-- Supplied material start --

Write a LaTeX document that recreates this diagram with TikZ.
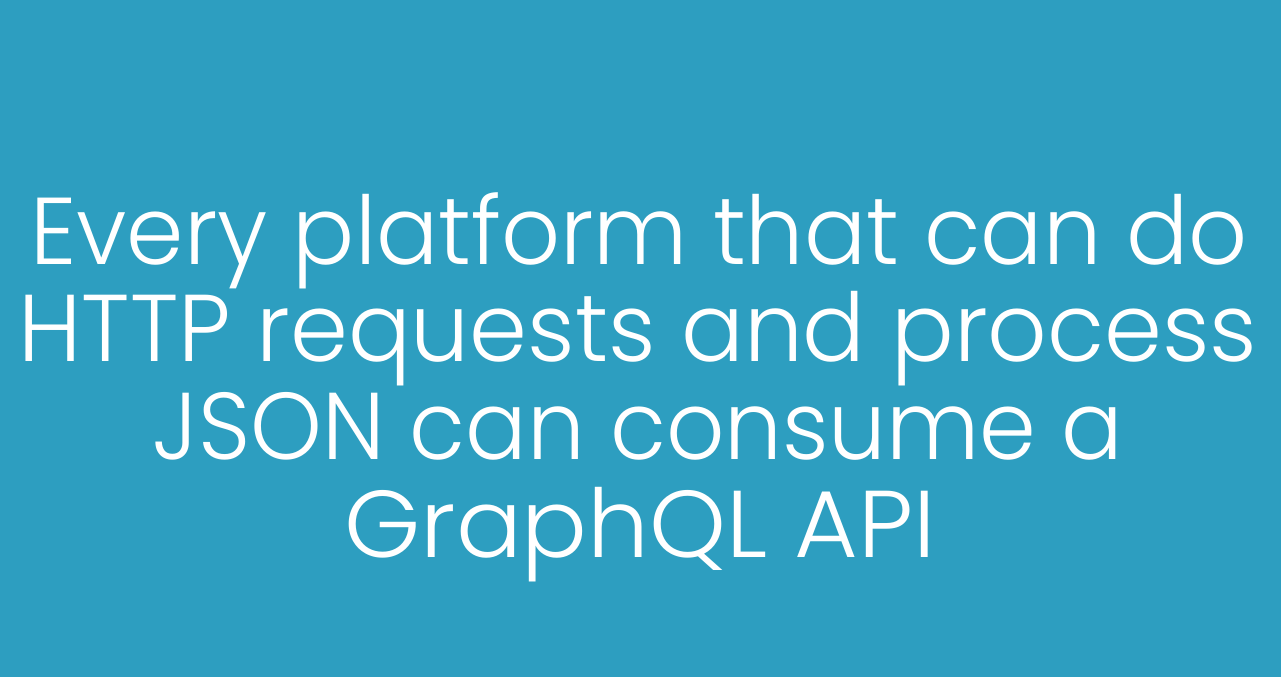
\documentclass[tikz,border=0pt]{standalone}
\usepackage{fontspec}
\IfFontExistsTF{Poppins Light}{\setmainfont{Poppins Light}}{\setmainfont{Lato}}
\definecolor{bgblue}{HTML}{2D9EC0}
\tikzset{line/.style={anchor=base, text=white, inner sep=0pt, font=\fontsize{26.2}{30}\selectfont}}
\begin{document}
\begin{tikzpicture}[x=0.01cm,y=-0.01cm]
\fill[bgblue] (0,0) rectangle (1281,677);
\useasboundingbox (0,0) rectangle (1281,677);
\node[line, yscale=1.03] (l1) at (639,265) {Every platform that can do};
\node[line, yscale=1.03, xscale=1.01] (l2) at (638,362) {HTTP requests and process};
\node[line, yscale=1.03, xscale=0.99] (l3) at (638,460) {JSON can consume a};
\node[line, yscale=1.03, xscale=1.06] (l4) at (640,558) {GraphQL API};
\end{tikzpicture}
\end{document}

-- Supplied material end --

Write out the listing above exactly as it stands, pictures excluded.

Correct answer
Write a LaTeX document that recreates this diagram with TikZ.
\documentclass[tikz,border=0pt]{standalone}
\usepackage{fontspec}
\IfFontExistsTF{Poppins Light}{\setmainfont{Poppins Light}}{\setmainfont{Lato}}
\definecolor{bgblue}{HTML}{2D9EC0}
\tikzset{line/.style={anchor=base, text=white, inner sep=0pt, font=\fontsize{26.2}{30}\selectfont}}
\begin{document}
\begin{tikzpicture}[x=0.01cm,y=-0.01cm]
\fill[bgblue] (0,0) rectangle (1281,677);
\useasboundingbox (0,0) rectangle (1281,677);
\node[line, yscale=1.03] (l1) at (639,265) {Every platform that can do};
\node[line, yscale=1.03, xscale=1.01] (l2) at (638,362) {HTTP requests and process};
\node[line, yscale=1.03, xscale=0.99] (l3) at (638,460) {JSON can consume a};
\node[line, yscale=1.03, xscale=1.06] (l4) at (640,558) {GraphQL API};
\end{tikzpicture}
\end{document}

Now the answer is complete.